The three players have to choose rocks, and then the one with the white rock doesn’t get to play in a challenge and goes back to camp. The other two then have to try to complete a block puzzle in an allotted time. If they do it, they get an advantage; if not, they lose their votes. I think the rules need to be a bit clearer here. Bhanu says he wants the white rock so that he can have his vote, or more accurately, his shot in the dark, at the next tribal. Can’t they just switch rocks? Or can’t they just decide who gets to play and who doesn’t? Why do they have to draw if one person doesn’t want to play? Bhanu and Ben go on to try the puzzle, and they both fail. Womp. Womp.

Liz goes back to her tribe and, aside from giving them every bit of gossip from Bhanu, she also tells them she got the white rock, and nothing happened. It’s always best to tell the truth when you can. Ben does something close to that. He tells the tribe that he had to do a puzzle, and he doesn’t find out until the next tribal if he got an advantage or lost his vote. Smart because you don’t want to paint a target on yourself. I’m starting to like Ben, who said that the puzzle definitely didn’t rock, but he said even an “idol” like Nicolas Cage couldn’t do it. What is up with this dude and his obsession with the star of the 2010 family adventure movie The Sorcerer’s Apprentice?

They seem like good players, which is the opposite of Bhanu.
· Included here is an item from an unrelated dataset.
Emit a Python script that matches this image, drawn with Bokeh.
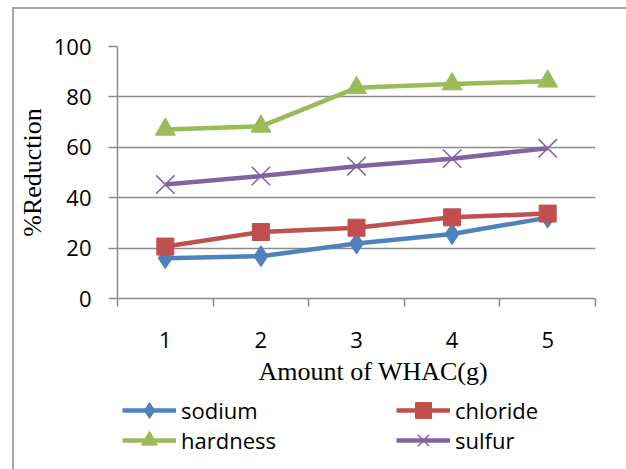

Maybe it’s good that they’re getting players who will be horrible, though. Players have to overcome all sorts of obstacles on their way to the win; why shouldn’t one be a player who will blab everything going on in his tribe as soon as he meets two strangers with different color buffs? That’s just what he does with Liz and Ben, telling them that Tiff and Q are in a tight alliance but that Kenzie is running everything.

This is why it’s impossible to work with Bhanu. It would take far too much work to turn him into something of an asset. When he returns, he has a conversation with Q that is actually quite clever. Q says that in the game, there are liabilities and threats. One needs to eliminate the threats and turn the liabilities into assets. When he talks to Tiff, he tells her that Bhanu will work with them until the very end if they keep him and they can control him the whole way, as opposed to Kenzie, who is very charismatic and trying to win. It’s an excellent strategy, but the amount of emotional labor it would take to keep Bhanu on their side for another 20-something days would be exhausting. Not even an ultramarathoner could do that.

It seems like we’re going to get an interesting tribal council where Tiff will decide to go with Q or with Kenzie and decide the fate of her game when it is all snatched away from us. Jeff shows up at Nami with Dr. Will, who is not to be confused with Dr. Will Kirby, winner of Big Brother. They say that Randen needs an MRI for a nerve issue he’s experiencing, and he is being pulled from the game. Because of that, no one from Yanu is going home, and Bhanu is saved. What annoys me is that he didn’t save himself through any skill, trickery, or gameplay. He got saved thanks to pure luck, which isn’t fun to watch on television, and — speaking of things that aren’t fun to watch on television — lives to annoy us another day.